##### EXERCISE INPUTS #####
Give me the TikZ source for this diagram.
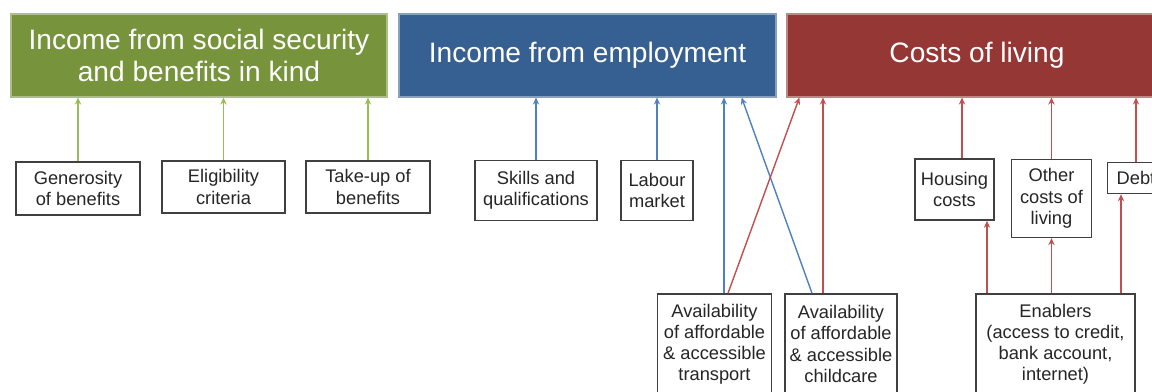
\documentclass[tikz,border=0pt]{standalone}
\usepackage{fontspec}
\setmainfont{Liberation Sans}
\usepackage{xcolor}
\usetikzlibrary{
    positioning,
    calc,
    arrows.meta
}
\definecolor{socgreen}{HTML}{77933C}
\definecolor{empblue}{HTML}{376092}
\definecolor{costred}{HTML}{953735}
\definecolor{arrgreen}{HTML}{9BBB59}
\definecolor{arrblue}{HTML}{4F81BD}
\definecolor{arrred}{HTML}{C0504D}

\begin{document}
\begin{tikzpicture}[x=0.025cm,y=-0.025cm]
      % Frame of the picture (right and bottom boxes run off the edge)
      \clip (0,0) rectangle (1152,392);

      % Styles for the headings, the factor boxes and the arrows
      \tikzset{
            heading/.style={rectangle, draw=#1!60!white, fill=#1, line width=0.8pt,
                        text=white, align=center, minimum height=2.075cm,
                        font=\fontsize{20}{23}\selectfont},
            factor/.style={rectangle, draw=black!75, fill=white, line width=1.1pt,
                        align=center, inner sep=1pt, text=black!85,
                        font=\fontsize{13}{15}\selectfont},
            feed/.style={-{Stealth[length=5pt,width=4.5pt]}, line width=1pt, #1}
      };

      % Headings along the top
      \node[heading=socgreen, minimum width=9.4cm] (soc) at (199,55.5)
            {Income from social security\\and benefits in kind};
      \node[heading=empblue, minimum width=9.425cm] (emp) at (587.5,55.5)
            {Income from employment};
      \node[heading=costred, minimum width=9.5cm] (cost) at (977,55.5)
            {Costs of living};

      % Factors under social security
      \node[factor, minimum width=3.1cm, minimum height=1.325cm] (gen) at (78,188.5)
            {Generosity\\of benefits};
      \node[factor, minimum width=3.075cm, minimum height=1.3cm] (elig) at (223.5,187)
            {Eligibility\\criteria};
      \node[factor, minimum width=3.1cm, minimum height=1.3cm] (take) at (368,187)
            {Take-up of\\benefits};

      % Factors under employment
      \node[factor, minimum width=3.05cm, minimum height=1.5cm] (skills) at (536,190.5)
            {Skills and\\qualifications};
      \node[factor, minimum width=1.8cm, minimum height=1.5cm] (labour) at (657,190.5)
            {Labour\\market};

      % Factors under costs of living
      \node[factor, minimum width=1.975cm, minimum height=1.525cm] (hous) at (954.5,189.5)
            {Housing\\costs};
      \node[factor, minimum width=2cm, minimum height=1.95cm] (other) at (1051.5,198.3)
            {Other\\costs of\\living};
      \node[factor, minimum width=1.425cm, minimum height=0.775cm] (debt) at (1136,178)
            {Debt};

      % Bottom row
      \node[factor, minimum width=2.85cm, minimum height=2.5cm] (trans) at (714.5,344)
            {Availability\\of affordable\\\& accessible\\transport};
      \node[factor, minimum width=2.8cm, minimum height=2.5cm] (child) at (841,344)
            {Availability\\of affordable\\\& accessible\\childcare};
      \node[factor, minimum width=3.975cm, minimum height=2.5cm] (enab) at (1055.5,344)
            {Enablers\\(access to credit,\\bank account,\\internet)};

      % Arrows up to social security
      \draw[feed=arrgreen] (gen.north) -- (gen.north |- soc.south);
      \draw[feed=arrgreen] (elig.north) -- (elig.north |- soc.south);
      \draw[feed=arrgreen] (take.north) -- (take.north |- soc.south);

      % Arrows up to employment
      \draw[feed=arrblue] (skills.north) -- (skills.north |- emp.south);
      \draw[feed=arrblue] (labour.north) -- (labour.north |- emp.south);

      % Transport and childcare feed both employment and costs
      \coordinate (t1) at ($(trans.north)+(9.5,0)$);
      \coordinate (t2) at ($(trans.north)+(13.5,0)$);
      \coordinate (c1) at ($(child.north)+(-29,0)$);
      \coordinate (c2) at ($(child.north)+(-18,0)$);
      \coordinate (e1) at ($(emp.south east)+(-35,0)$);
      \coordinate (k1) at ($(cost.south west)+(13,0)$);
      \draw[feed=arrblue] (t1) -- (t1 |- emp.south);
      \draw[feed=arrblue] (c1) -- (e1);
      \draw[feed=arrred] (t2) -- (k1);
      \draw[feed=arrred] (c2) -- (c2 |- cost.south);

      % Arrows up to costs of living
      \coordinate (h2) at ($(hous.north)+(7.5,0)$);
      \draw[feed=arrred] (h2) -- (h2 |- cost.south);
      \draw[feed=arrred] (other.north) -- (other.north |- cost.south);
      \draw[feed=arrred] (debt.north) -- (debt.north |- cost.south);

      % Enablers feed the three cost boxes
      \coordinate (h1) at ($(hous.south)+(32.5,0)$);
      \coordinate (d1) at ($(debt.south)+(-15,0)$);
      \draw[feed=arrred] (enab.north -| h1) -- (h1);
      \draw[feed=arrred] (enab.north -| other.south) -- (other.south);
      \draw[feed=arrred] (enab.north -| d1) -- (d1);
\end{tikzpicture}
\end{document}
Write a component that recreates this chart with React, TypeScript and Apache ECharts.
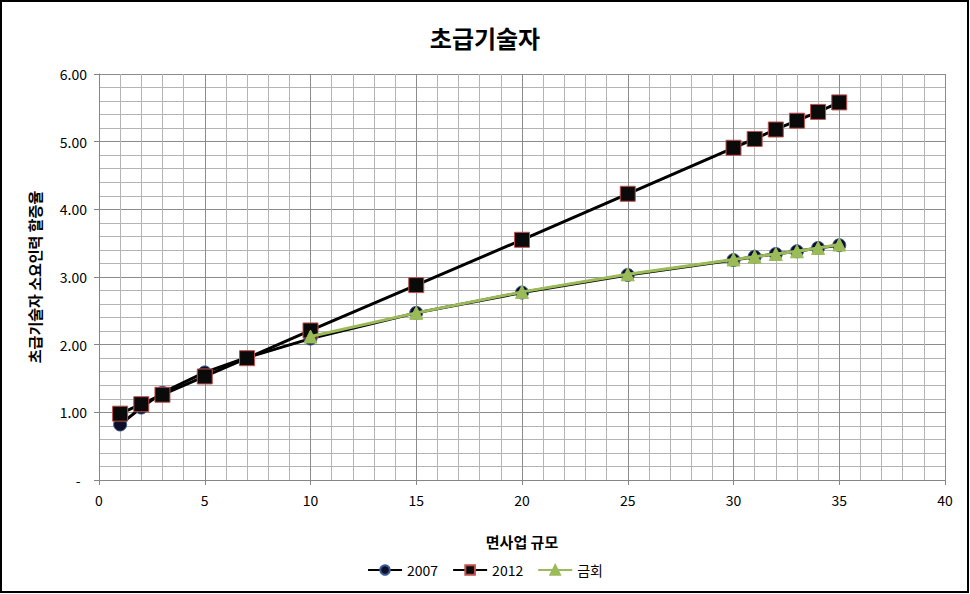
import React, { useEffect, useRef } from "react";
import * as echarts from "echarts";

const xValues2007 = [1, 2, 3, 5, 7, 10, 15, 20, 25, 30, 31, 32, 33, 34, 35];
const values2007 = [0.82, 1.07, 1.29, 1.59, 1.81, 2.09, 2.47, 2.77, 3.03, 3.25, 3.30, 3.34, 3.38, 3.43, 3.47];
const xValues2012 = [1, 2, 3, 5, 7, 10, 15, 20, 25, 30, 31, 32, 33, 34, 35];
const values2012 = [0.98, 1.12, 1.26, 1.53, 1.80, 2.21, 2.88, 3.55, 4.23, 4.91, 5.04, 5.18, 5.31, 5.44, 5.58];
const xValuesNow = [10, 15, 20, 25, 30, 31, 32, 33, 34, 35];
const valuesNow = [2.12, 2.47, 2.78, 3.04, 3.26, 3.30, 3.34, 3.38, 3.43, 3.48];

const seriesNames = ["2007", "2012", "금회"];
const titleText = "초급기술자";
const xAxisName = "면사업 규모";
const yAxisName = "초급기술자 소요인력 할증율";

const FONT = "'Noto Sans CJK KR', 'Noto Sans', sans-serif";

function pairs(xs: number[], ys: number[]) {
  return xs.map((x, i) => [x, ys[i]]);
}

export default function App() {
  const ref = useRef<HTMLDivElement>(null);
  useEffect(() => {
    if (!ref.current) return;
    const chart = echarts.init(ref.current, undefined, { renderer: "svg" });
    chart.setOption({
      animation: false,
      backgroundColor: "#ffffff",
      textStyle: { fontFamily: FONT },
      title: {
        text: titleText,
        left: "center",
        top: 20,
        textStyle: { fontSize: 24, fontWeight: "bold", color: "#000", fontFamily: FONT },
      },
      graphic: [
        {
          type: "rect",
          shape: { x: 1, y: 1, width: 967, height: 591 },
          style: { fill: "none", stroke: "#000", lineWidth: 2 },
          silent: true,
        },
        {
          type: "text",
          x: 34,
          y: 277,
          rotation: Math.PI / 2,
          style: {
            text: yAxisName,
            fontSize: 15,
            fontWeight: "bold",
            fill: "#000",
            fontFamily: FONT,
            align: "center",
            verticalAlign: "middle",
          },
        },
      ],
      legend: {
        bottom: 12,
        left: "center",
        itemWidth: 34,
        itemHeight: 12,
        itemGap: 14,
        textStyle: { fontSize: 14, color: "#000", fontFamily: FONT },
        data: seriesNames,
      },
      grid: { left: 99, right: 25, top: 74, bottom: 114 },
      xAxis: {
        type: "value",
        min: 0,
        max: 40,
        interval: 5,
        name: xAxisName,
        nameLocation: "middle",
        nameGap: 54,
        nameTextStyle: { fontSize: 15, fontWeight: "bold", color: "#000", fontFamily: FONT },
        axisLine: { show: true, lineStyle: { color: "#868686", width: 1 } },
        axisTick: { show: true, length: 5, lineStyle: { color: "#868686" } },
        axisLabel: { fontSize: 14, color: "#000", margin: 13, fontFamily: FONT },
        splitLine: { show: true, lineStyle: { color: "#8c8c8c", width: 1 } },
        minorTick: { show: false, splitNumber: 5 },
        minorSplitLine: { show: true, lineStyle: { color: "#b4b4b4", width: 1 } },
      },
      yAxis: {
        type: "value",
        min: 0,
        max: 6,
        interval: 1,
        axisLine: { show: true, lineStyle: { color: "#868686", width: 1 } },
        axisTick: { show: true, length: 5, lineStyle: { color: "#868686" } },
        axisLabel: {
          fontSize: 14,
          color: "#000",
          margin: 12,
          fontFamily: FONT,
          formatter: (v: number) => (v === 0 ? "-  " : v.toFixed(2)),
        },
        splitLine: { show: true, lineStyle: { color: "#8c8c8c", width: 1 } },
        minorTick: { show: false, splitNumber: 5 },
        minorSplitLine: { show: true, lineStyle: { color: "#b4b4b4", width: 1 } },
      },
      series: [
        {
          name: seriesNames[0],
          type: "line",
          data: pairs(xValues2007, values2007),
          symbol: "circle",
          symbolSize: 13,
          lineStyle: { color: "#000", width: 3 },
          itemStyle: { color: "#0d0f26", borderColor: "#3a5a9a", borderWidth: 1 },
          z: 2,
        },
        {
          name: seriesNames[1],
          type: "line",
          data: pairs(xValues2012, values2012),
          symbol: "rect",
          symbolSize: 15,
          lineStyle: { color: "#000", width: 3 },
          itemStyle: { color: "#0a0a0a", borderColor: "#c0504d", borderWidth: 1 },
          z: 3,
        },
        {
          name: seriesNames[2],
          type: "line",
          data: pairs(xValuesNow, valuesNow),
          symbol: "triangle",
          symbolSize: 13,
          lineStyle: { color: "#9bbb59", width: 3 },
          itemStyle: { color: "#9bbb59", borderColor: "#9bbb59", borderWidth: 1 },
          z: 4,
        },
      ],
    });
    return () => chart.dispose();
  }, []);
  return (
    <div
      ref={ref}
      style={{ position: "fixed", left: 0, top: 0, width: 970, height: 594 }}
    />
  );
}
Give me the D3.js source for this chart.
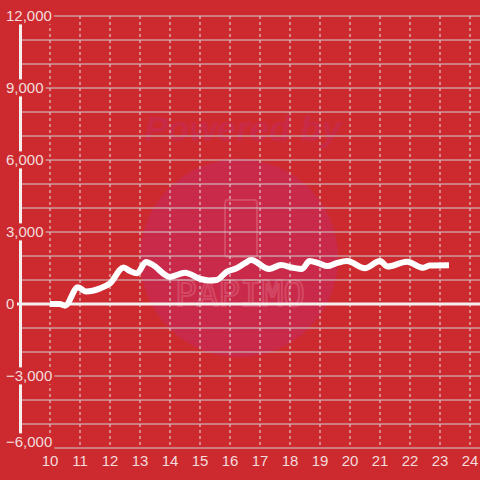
#####
From the records, copy every line that has the string "React" in it.

Write a component that recreates this chart with React, TypeScript and Apache ECharts.
import React, { useEffect, useRef } from "react";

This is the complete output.